SIAM sulle pensioni militari: “bene il DDL Gasparri, ma non risolve il problema della Previdenza Complementare”
Il recente Disegno di Legge nr. 161/2022 proposto dal Senatore Maurizio Gasparri, avente per oggetto “Norme di perequazione previdenziale per il personale del comparto difesa, sicurezza e soccorso pubblico” merita un approfondimento anche per quantificare il beneficio ed inquadrare con chiarezza il personale destinatario. Nello schema elaborato dal SIAM, attraverso alcune simulazioni, è possibile farsi un’idea più chiara degli incrementi che tale misura porterebbe agli assegni mensili di pensione.
Ma chi beneficerebbe di questa misura?
Secondo il SIAM al momento i destinatari della misura sono esclusivamente coloro che decideranno di rimanere in servizio fino al limite ordinamentale (60 anni per la maggior parte del personale). Il benefit ricordiamo riguarda il coefficiente di trasformazione legato all’età di pensionamento con il quale viene calcolata la quota contributiva della pensione. Tale coefficiente è tanto più alto quanto più alta è l’età.
Il ddl in questione riconoscerebbe il coefficiente dei 67 anni al personale che andrà in quiescenza per limite di età, anche se inferiore.

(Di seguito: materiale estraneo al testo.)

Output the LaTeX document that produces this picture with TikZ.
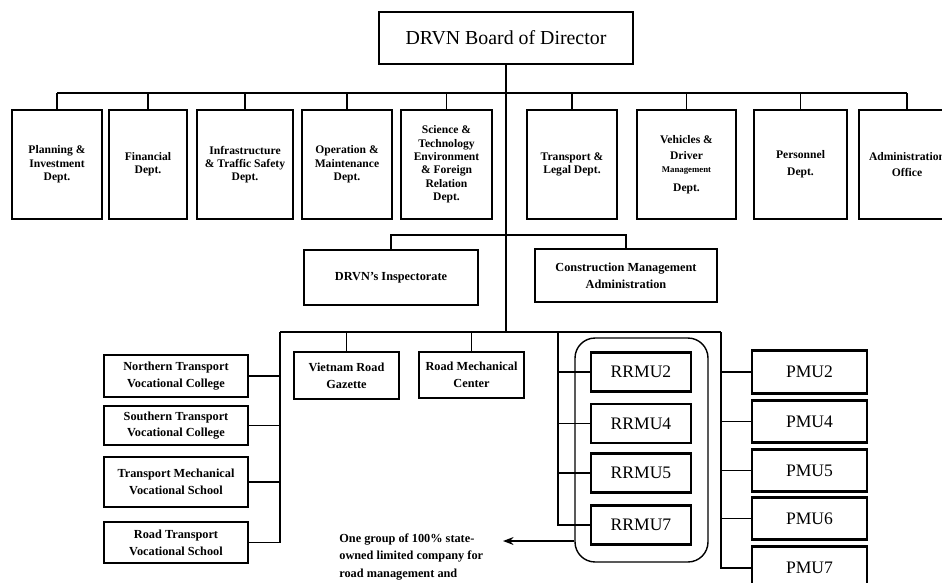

Tra le motivazioni che hanno portato alla stesura del disegno di legge c’è anche il mancato avvio della previdenza complementare, argomento ampiamente dibattuto e mai risolto. Ora è opinione di molti che sanare quasi 30 anni di immobilismo non sia cosa facile e in quest’ottica la soluzione è da ricercare in altre forme di compensazione, tanto che in alcuni ambiti, come quello politico e sindacale del comparto, è stata già coniata la denominazione “previdenza dedicata”.
Per il SIAM il DDL 161 è un passo in avanti, ma non la soluzione al mancato avvio della previdenza complementare e non chiude certo il contenzioso sul tema.
Vanno ricercati sistemi di “previdenza dedicata” estesa a tutto il personale che non ha potuto accedere (e non per scelta) a tutti i benefici della complementare, la quale al momento rimane l’unico sistema utile al contenimento della differenza tra ultimo stipendio e primo assegno di pensione, gap che sarà inevitabilmente maggiore quanto maggiore sarà la quota contributiva, influendo così in modo ancor più negativo sulle future pensioni dei giovani. Per questo la previdenza complementare costituisce a tutt’oggi il secondo pilastro del sistema pensionistico italiano, negato però al comparto.
Un confronto con le sigle sindacali è necessario, per rendere la norma adeguata agli obiettivi che si prefigge nel rispetto dei diritti del personale che cessa dal servizio.